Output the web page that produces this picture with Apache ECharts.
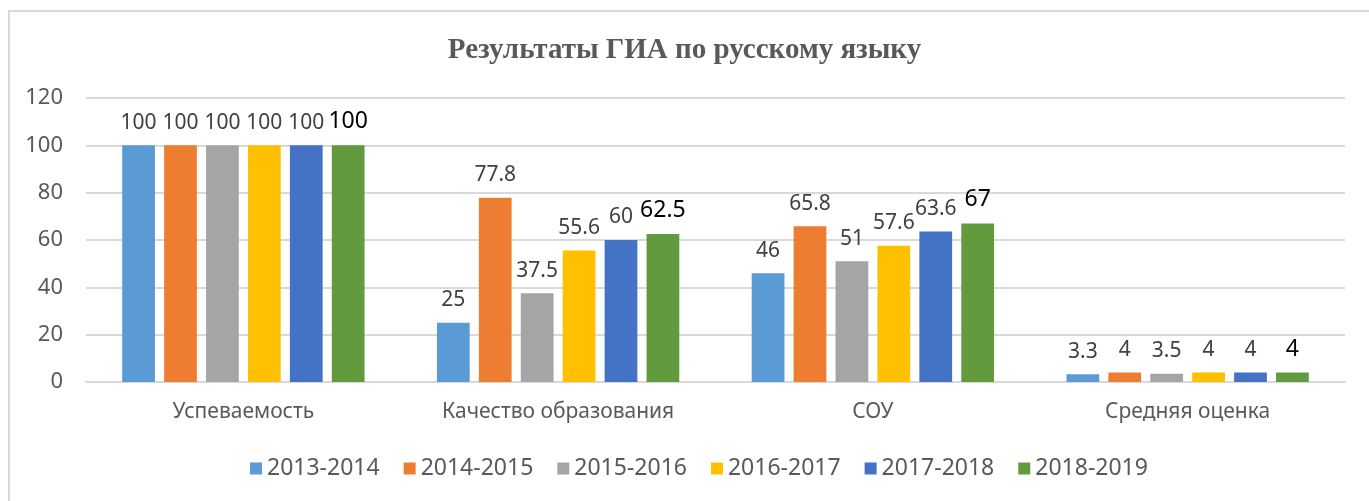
<!DOCTYPE html>
<html>
<head>
<meta charset="utf-8">
<script src="https://cdn.jsdelivr.net/npm/echarts@6/dist/echarts.min.js"></script>
<style>
  html, body { margin: 0; padding: 0; background: #fff; }
  #chart { width: 1369px; height: 501px; }
</style>
</head>
<body>
<div id="chart"></div>
<script>
// категории и ряды
const categories = ['Успеваемость', 'Качество образования', 'СОУ', 'Средняя оценка'];
const years = ['2013-2014', '2014-2015', '2015-2016', '2016-2017', '2017-2018', '2018-2019'];
const v2013 = [100, 25, 46, 3.3];
const v2014 = [100, 77.8, 65.8, 4];
const v2015 = [100, 37.5, 51, 3.5];
const v2016 = [100, 55.6, 57.6, 4];
const v2017 = [100, 60, 63.6, 4];
const v2018 = [100, 62.5, 67, 4];
const yTicks = [0, 20, 40, 60, 80, 100, 120];

const allValues = [v2013, v2014, v2015, v2016, v2017, v2018];
const colors = ['#5b9bd5', '#ed7d31', '#a5a5a5', '#ffc000', '#4472c4', '#629a3e'];
const font = 'Noto Sans';

const chart = echarts.init(document.getElementById('chart'));

const series = years.map((name, i) => {
  const last = i === years.length - 1;
  return {
    name: name,
    type: 'bar',
    data: allValues[i],
    barGap: '28%',
    barCategoryGap: '23%',
    itemStyle: { color: colors[i] },
    label: {
      show: true,
      position: 'top',
      distance: 12,
      fontFamily: font,
      fontSize: last ? 23 : 21,
      color: last ? '#000' : '#404040'
    }
  };
});

chart.setOption({
  animation: false,
  backgroundColor: '#fff',
  graphic: [{
    type: 'rect',
    shape: { x: 9, y: 11, width: 1400, height: 600 },
    style: { fill: 'none', stroke: '#d9d9d9', lineWidth: 2 },
    silent: true
  }],
  title: {
    text: 'Результаты ГИА по русскому языку',
    left: 'center',
    top: 31,
    textStyle: {
      fontFamily: 'Liberation Serif',
      fontWeight: 'bold',
      fontSize: 29,
      color: '#595959'
    }
  },
  legend: {
    data: years,
    left: 245,
    top: 452,
    icon: 'rect',
    itemWidth: 12,
    itemHeight: 12,
    itemGap: 24,
    textStyle: { fontFamily: font, fontSize: 23, color: '#595959' }
  },
  grid: { left: 86, right: 24, top: 98, bottom: 119, containLabel: false },
  xAxis: {
    type: 'category',
    data: categories,
    axisLine: { lineStyle: { color: '#d9d9d9', width: 2 } },
    axisTick: { show: false },
    axisLabel: { margin: 20, fontFamily: font, fontSize: 21, color: '#595959' }
  },
  yAxis: {
    type: 'value',
    min: yTicks[0],
    max: yTicks[yTicks.length - 1],
    interval: 20,
    axisLine: { show: false },
    axisTick: { show: false },
    splitLine: { lineStyle: { color: '#d9d9d9', width: 2 } },
    axisLabel: { margin: 23, fontFamily: font, fontSize: 22, color: '#595959' }
  },
  series: series
});
</script>
</body>
</html>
┄┄┄┄┄┄
What you are asked to do
Omit the pictures and reproduce the listing exactly.

Result
Output the web page that produces this picture with Apache ECharts.
<!DOCTYPE html>
<html>
<head>
<meta charset="utf-8">
<script src="https://cdn.jsdelivr.net/npm/echarts@6/dist/echarts.min.js"></script>
<style>
  html, body { margin: 0; padding: 0; background: #fff; }
  #chart { width: 1369px; height: 501px; }
</style>
</head>
<body>
<div id="chart"></div>
<script>
// категории и ряды
const categories = ['Успеваемость', 'Качество образования', 'СОУ', 'Средняя оценка'];
const years = ['2013-2014', '2014-2015', '2015-2016', '2016-2017', '2017-2018', '2018-2019'];
const v2013 = [100, 25, 46, 3.3];
const v2014 = [100, 77.8, 65.8, 4];
const v2015 = [100, 37.5, 51, 3.5];
const v2016 = [100, 55.6, 57.6, 4];
const v2017 = [100, 60, 63.6, 4];
const v2018 = [100, 62.5, 67, 4];
const yTicks = [0, 20, 40, 60, 80, 100, 120];

const allValues = [v2013, v2014, v2015, v2016, v2017, v2018];
const colors = ['#5b9bd5', '#ed7d31', '#a5a5a5', '#ffc000', '#4472c4', '#629a3e'];
const font = 'Noto Sans';

const chart = echarts.init(document.getElementById('chart'));

const series = years.map((name, i) => {
  const last = i === years.length - 1;
  return {
    name: name,
    type: 'bar',
    data: allValues[i],
    barGap: '28%',
    barCategoryGap: '23%',
    itemStyle: { color: colors[i] },
    label: {
      show: true,
      position: 'top',
      distance: 12,
      fontFamily: font,
      fontSize: last ? 23 : 21,
      color: last ? '#000' : '#404040'
    }
  };
});

chart.setOption({
  animation: false,
  backgroundColor: '#fff',
  graphic: [{
    type: 'rect',
    shape: { x: 9, y: 11, width: 1400, height: 600 },
    style: { fill: 'none', stroke: '#d9d9d9', lineWidth: 2 },
    silent: true
  }],
  title: {
    text: 'Результаты ГИА по русскому языку',
    left: 'center',
    top: 31,
    textStyle: {
      fontFamily: 'Liberation Serif',
      fontWeight: 'bold',
      fontSize: 29,
      color: '#595959'
    }
  },
  legend: {
    data: years,
    left: 245,
    top: 452,
    icon: 'rect',
    itemWidth: 12,
    itemHeight: 12,
    itemGap: 24,
    textStyle: { fontFamily: font, fontSize: 23, color: '#595959' }
  },
  grid: { left: 86, right: 24, top: 98, bottom: 119, containLabel: false },
  xAxis: {
    type: 'category',
    data: categories,
    axisLine: { lineStyle: { color: '#d9d9d9', width: 2 } },
    axisTick: { show: false },
    axisLabel: { margin: 20, fontFamily: font, fontSize: 21, color: '#595959' }
  },
  yAxis: {
    type: 'value',
    min: yTicks[0],
    max: yTicks[yTicks.length - 1],
    interval: 20,
    axisLine: { show: false },
    axisTick: { show: false },
    splitLine: { lineStyle: { color: '#d9d9d9', width: 2 } },
    axisLabel: { margin: 23, fontFamily: font, fontSize: 22, color: '#595959' }
  },
  series: series
});
</script>
</body>
</html>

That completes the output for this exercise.